Les années 1936-1938 à travers les dessins de Sennep

Dossier réalisé par Olga de March (Université Paris-Nanterre - L3 "Histoire en action").

L’entre-deux-guerres est le théâtre de nombreux bouleversements. Après une période de reconstruction et d'accalmie, les crises touchent de nouveau l'Europe. Les indicateurs économiques et sociaux laissent présager le pire. Ce sont ensuite les régimes politiques instables qui se brisent et laissent place à de nouveaux acteurs qui transforment dangereusement les sociétés occidentales. Dès les années 1920, des régimes autoritaires se mettent en place, notamment en Europe de l'est et en Italie. La décennie suivante voit sombrer d’autres régimes qui, trop faibles, laissent ainsi le champ libre aux totalitarismes.

Ce dossier s'intéresse à la montée de ces tensions multiples à travers le fonds d’archives de la Contemporaine qui conserve les dessins de presse réalisés par le caricaturiste Jean Sennep, personnage complexe et très représentatif de la période.

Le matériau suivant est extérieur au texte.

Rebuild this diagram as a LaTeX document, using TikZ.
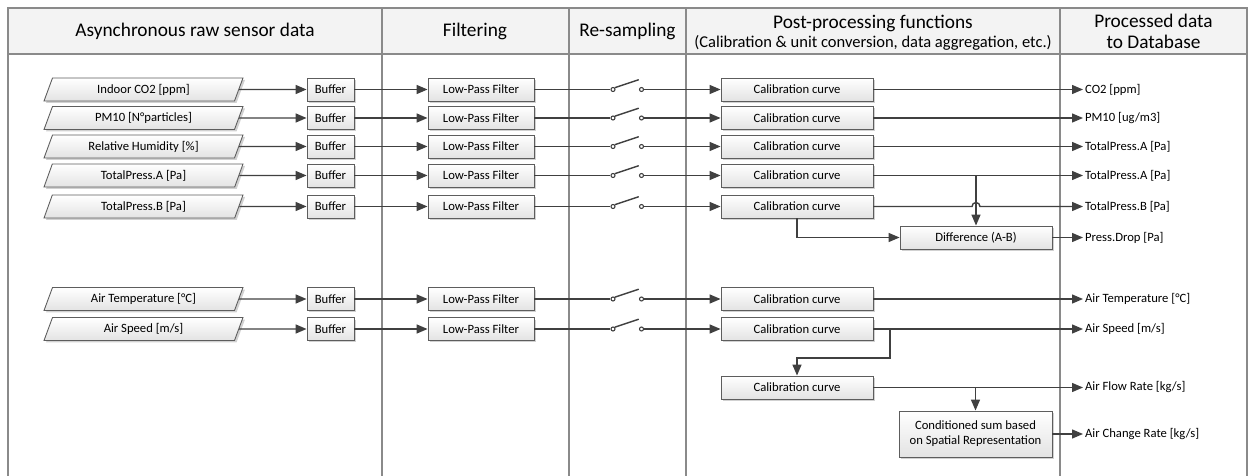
\documentclass[tikz,border=0pt]{standalone}
\usepackage{fontspec}
\setmainfont{Carlito}
\usetikzlibrary{arrows.meta,positioning,calc,shapes.geometric,shadows}

\definecolor{framegray}{HTML}{8A8A8A}
\definecolor{linegray}{HTML}{404040}
\definecolor{headgray}{HTML}{F3F3F3}

\begin{document}
\begin{tikzpicture}[x=0.02cm, y=-0.02cm,
    frame/.style={draw=framegray, line width=0.7pt},
    flow/.style={draw=linegray, line width=0.8pt, -{Triangle[length=0.22cm, width=0.18cm]}},
    wire/.style={draw=linegray, line width=0.8pt},
    box/.style={draw=linegray!85, line width=0.5pt, top color=white, bottom color=black!11,
      drop shadow={shadow xshift=0.04cm, shadow yshift=-0.04cm, fill=black!18, opacity=1},
      minimum height=0.46cm, inner sep=1pt, font=\fontsize{7.2}{8.6}\selectfont},
    inbox/.style={box, shape=trapezium, trapezium left angle=60, trapezium right angle=120,
      trapezium stretches body, minimum width=3.98cm},
    contact/.style={circle, draw=linegray, fill=white, line width=0.6pt, minimum size=0.08cm, inner sep=0pt},
    outlabel/.style={anchor=west, inner sep=1pt, font=\fontsize{7.2}{8.6}\selectfont},
    head/.style={font=\fontsize{11}{13}\selectfont, align=center}]

  \useasboundingbox (0,0) rectangle (1252,476);

  % Swim lanes
  \fill[headgray] (8,8) rectangle (1247,54);
  \draw[frame] (8,480) -- (8,8) -- (1247,8) -- (1247,480);
  \draw[frame] (8,54) -- (1247,54);
  \foreach \xd in {382,569,686,1060}
    \draw[frame] (\xd,8) -- (\xd,480);

  \node[head] (hdraw) at (195,31) {Asynchronous raw sensor data};
  \node[head] (hdfilt) at (475,31) {Filtering};
  \node[head] (hdsamp) at (627.5,31) {Re-sampling};
  \node[head] (hdpost) at (873,23) {Post-processing functions};
  \node[font=\fontsize{9.4}{11}\selectfont] (hdpostsub) at (873,43) {(Calibration \& unit conversion, data aggregation, etc.)};
  \node[head] (hddb) at (1153.5,31.5) {Processed data\\[-1pt]to Database};

  % Sensor chains
  \foreach \n/\y/\src/\dst in {1/89.5/{Indoor CO2 [ppm]}/{CO2 [ppm]},
      2/118/{PM10 [N°particles]}/{PM10 [ug/m3]},
      3/146.5/{Relative Humidity [\%]}/{TotalPress.A [Pa]},
      4/175.5/{TotalPress.A [Pa]}/{TotalPress.A [Pa]},
      5/206.5/{TotalPress.B [Pa]}/{TotalPress.B [Pa]},
      7/299/{Air Temperature [°C]}/{Air Temperature [°C]},
      8/329/{Air Speed [m/s]}/{Air Speed [m/s]}} {
    \node[inbox] (src\n) at (143.5,\y) {\src};
    \node[box, minimum width=0.94cm] (buf\n) at (330.5,\y) {Buffer};
    \node[box, minimum width=2.12cm] (lpf\n) at (481,\y) {Low-Pass Filter};
    \node[contact] (swa\n) at (613,\y) {};
    \node[contact] (swb\n) at (641.5,\y) {};
    \node[box, minimum width=3.04cm] (cal\n) at (797,\y) {Calibration curve};
    \node[outlabel] (out\n) at (1083,\y) {\dst};
    \draw[flow] (src\n) -- (buf\n);
    \draw[flow] (buf\n) -- (lpf\n);
    \draw[wire] (lpf\n) -- (swa\n);
    \draw[wire] (swa\n.north east) -- ++(24,-8);
    \draw[flow] (swb\n) -- (cal\n);
    \ifnum\n=5 \else \draw[flow] (cal\n) -- (out\n); \fi
  }

  % Pressure drop
  \node[box, minimum width=3.04cm] (diff) at (976,237.5) {Difference (A-B)};
  \node[outlabel] (out6) at (1083,237.5) {Press.Drop [Pa]};
  \draw[flow] (cal5) -- (972,206.5) arc[start angle=180, end angle=360, radius=4] -- (out5);
  \draw[flow] (cal4.east -| diff) -- (diff);
  \draw[flow] (cal5.south) |- (diff);
  \draw[flow] (diff) -- (out6);

  % Air flow and air change
  \node[box, minimum width=3.04cm] (cal9) at (797,387.5) {Calibration curve};
  \node[outlabel] (out9) at (1083,387.5) {Air Flow Rate [kg/s]};
  \node[box, minimum width=3.06cm, minimum height=0.92cm, align=center] (cond) at (975.5,434) {Conditioned sum based\\on Spatial Representation};
  \node[outlabel] (out10) at (1083,434) {Air Change Rate [kg/s]};
  \coordinate (k8) at (890,358);
  \draw[flow] (cal8.east) -| (k8) -| (cal9);
  \draw[flow] (cal9) -- (out9);
  \draw[flow] (cal9.east -| cond) -- (cond);
  \draw[flow] (cond) -- (out10);
\end{tikzpicture}
\end{document}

Né à Paris en 1894 et décédé presque un siècle plus tard, en 1982, Sennep collabore durant l’entre-deux-guerres à de nombreux journaux, dont Candide et Paris Soir Dimanche. Candide est l’un des principaux hebdomadaires de cette période. Il traite essentiellement de politique et affiche des idées très conservatrices, voire racistes. Dès 1934, le journal renforce ses positions et se radicalise encore davantage. Tout comme une grande partie de la société, Candide n’hésite pas à développer des thématiques anti-communistes, racistes, xénophobes et antisémites, voire antirépublicaines. Ces positions lui valent un succès grandissant durant l’entre-deux-guerres. Paris Soir est fondé quant à lui en 1923 par un anarchiste, Eugène Merle. Les pages dans lesquelles publiait Sennep, Paris Soir Dimanche n’ont existé qu’entre 1935 et 1939. Ce journal connut rapidement un grand succès grâce à ses pages aérées, rares pour l’époque, et la large place qu’y tenait l’illustration. Ce périodique doit être vu avant même d’être lu, selon son slogan. Cela explique d’ailleurs que l’on trouve dans le fonds Sennep de nombreux dessins pour Paris Soir datés du même jour.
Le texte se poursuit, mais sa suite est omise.